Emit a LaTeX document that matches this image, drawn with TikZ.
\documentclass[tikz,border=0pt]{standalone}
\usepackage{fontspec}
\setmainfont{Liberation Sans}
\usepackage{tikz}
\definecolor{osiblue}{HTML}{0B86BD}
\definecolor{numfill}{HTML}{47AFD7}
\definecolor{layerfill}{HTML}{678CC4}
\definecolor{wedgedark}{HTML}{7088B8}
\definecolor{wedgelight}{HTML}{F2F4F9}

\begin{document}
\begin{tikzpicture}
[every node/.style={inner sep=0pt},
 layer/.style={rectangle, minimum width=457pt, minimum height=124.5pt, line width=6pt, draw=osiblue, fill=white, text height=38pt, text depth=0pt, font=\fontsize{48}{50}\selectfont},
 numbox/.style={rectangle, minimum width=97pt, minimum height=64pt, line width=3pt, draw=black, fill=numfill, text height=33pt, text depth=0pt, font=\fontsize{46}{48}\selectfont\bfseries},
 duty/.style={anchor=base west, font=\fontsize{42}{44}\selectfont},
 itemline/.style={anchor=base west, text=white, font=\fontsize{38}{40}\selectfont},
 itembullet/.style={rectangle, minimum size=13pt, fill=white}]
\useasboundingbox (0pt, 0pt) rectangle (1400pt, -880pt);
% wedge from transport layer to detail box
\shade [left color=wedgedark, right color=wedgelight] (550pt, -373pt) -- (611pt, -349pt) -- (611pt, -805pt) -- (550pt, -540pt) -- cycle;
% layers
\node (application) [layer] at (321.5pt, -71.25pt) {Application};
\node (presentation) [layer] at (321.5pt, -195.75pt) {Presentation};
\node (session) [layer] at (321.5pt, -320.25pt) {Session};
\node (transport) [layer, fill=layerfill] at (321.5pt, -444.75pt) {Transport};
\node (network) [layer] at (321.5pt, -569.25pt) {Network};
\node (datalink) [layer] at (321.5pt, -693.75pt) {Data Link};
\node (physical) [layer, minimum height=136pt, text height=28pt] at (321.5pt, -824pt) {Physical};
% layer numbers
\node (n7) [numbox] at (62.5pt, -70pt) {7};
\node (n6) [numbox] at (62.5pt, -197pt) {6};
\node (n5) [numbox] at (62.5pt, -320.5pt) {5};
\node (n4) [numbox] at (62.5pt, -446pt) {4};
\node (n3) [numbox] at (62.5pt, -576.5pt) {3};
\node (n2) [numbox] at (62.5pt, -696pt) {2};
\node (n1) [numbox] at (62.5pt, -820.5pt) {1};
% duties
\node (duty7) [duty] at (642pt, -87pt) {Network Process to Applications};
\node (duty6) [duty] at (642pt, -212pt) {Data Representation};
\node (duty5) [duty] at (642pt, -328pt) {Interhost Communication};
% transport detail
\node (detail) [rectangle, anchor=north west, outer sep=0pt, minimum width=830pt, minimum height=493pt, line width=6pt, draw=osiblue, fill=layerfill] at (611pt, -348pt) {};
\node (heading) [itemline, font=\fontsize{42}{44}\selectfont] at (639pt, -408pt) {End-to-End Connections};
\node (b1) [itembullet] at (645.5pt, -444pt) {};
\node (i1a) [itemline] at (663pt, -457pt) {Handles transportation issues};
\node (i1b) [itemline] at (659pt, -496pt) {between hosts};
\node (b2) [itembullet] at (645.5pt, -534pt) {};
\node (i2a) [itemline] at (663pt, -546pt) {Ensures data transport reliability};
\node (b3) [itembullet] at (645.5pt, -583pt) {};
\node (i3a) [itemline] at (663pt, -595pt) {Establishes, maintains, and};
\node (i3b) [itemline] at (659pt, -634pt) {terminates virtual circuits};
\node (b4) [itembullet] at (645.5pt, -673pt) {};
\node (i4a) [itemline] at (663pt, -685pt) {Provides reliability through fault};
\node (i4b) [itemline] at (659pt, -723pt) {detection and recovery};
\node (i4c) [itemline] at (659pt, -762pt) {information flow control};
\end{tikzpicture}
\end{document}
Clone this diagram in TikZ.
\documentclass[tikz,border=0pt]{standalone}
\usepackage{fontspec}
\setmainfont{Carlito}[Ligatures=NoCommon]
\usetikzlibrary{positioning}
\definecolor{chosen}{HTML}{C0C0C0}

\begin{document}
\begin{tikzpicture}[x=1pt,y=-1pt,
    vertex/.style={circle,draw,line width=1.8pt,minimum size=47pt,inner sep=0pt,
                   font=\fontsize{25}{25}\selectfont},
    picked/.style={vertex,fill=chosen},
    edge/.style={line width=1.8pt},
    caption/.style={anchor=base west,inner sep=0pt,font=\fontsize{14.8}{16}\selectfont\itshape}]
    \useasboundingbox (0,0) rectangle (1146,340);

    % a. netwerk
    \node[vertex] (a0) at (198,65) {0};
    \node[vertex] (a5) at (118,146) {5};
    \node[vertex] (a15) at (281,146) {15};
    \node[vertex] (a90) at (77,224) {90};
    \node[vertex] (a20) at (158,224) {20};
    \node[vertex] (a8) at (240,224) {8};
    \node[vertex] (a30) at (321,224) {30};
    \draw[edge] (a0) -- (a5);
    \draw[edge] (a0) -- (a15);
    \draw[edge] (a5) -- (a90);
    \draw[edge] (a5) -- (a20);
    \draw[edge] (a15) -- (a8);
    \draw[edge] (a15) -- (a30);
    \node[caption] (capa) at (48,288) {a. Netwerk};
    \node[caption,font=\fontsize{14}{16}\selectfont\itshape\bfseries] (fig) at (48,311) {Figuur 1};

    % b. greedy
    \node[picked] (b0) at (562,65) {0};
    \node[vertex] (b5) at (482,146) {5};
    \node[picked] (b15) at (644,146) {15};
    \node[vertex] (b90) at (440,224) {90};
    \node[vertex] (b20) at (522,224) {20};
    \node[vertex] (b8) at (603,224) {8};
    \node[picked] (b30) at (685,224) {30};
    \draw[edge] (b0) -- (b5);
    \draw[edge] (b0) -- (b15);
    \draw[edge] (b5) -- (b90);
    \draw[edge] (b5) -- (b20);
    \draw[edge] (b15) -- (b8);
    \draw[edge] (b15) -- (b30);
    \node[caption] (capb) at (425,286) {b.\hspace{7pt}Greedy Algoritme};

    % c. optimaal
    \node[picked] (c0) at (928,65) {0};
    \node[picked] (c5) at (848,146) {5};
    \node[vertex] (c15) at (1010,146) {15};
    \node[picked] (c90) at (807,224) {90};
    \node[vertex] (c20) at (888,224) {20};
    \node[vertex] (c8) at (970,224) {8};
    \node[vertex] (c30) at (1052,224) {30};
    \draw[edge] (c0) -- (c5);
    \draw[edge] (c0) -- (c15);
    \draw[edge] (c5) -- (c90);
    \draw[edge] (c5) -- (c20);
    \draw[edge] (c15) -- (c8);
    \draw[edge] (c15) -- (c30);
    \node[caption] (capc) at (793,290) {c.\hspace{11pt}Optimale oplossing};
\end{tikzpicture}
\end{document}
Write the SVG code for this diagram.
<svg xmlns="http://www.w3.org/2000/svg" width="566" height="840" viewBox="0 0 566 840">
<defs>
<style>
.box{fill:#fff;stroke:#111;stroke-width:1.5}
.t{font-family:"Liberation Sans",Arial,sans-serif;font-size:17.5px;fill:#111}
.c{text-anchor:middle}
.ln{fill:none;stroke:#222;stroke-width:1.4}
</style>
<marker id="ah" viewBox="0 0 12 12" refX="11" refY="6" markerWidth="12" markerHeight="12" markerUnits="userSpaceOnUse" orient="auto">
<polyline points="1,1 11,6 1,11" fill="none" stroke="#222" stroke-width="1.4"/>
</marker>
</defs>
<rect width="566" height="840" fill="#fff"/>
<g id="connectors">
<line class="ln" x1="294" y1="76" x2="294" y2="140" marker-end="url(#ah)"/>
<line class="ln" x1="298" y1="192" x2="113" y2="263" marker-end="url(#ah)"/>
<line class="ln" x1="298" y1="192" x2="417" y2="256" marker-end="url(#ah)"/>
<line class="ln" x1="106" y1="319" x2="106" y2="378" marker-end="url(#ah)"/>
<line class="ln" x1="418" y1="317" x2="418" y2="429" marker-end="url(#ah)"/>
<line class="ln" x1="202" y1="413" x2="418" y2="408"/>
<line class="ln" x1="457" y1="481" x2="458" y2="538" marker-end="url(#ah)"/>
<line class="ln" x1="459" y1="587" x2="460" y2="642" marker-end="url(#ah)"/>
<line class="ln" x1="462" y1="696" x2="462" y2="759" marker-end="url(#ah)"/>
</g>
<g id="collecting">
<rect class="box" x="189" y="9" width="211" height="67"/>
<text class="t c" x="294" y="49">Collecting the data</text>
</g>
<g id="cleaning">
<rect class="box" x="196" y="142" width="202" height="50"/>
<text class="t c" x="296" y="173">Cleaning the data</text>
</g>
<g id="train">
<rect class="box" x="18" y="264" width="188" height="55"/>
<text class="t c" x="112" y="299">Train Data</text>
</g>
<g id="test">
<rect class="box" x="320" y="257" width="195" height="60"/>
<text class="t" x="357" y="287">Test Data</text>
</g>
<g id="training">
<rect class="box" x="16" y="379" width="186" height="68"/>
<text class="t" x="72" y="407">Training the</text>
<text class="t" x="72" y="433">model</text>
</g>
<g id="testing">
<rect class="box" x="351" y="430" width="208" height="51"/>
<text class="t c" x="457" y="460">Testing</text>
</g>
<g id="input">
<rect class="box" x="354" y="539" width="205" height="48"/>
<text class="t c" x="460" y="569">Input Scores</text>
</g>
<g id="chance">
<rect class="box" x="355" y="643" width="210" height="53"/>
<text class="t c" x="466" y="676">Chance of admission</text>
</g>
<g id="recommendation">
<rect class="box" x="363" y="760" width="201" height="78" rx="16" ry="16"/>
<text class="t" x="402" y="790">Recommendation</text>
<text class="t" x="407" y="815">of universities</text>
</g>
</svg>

### Problem to work on:
Within the listing above, locate the line containing "Clone this diagram in TikZ." and the line containing "(capb) at (425,286)". Reproduce those two lines and all lines between them exactly, with nothing added.

### Correct output:
Clone this diagram in TikZ.
\documentclass[tikz,border=0pt]{standalone}
\usepackage{fontspec}
\setmainfont{Carlito}[Ligatures=NoCommon]
\usetikzlibrary{positioning}
\definecolor{chosen}{HTML}{C0C0C0}

\begin{document}
\begin{tikzpicture}[x=1pt,y=-1pt,
    vertex/.style={circle,draw,line width=1.8pt,minimum size=47pt,inner sep=0pt,
                   font=\fontsize{25}{25}\selectfont},
    picked/.style={vertex,fill=chosen},
    edge/.style={line width=1.8pt},
    caption/.style={anchor=base west,inner sep=0pt,font=\fontsize{14.8}{16}\selectfont\itshape}]
    \useasboundingbox (0,0) rectangle (1146,340);

    % a. netwerk
    \node[vertex] (a0) at (198,65) {0};
    \node[vertex] (a5) at (118,146) {5};
    \node[vertex] (a15) at (281,146) {15};
    \node[vertex] (a90) at (77,224) {90};
    \node[vertex] (a20) at (158,224) {20};
    \node[vertex] (a8) at (240,224) {8};
    \node[vertex] (a30) at (321,224) {30};
    \draw[edge] (a0) -- (a5);
    \draw[edge] (a0) -- (a15);
    \draw[edge] (a5) -- (a90);
    \draw[edge] (a5) -- (a20);
    \draw[edge] (a15) -- (a8);
    \draw[edge] (a15) -- (a30);
    \node[caption] (capa) at (48,288) {a. Netwerk};
    \node[caption,font=\fontsize{14}{16}\selectfont\itshape\bfseries] (fig) at (48,311) {Figuur 1};

    % b. greedy
    \node[picked] (b0) at (562,65) {0};
    \node[vertex] (b5) at (482,146) {5};
    \node[picked] (b15) at (644,146) {15};
    \node[vertex] (b90) at (440,224) {90};
    \node[vertex] (b20) at (522,224) {20};
    \node[vertex] (b8) at (603,224) {8};
    \node[picked] (b30) at (685,224) {30};
    \draw[edge] (b0) -- (b5);
    \draw[edge] (b0) -- (b15);
    \draw[edge] (b5) -- (b90);
    \draw[edge] (b5) -- (b20);
    \draw[edge] (b15) -- (b8);
    \draw[edge] (b15) -- (b30);
    \node[caption] (capb) at (425,286) {b.\hspace{7pt}Greedy Algoritme};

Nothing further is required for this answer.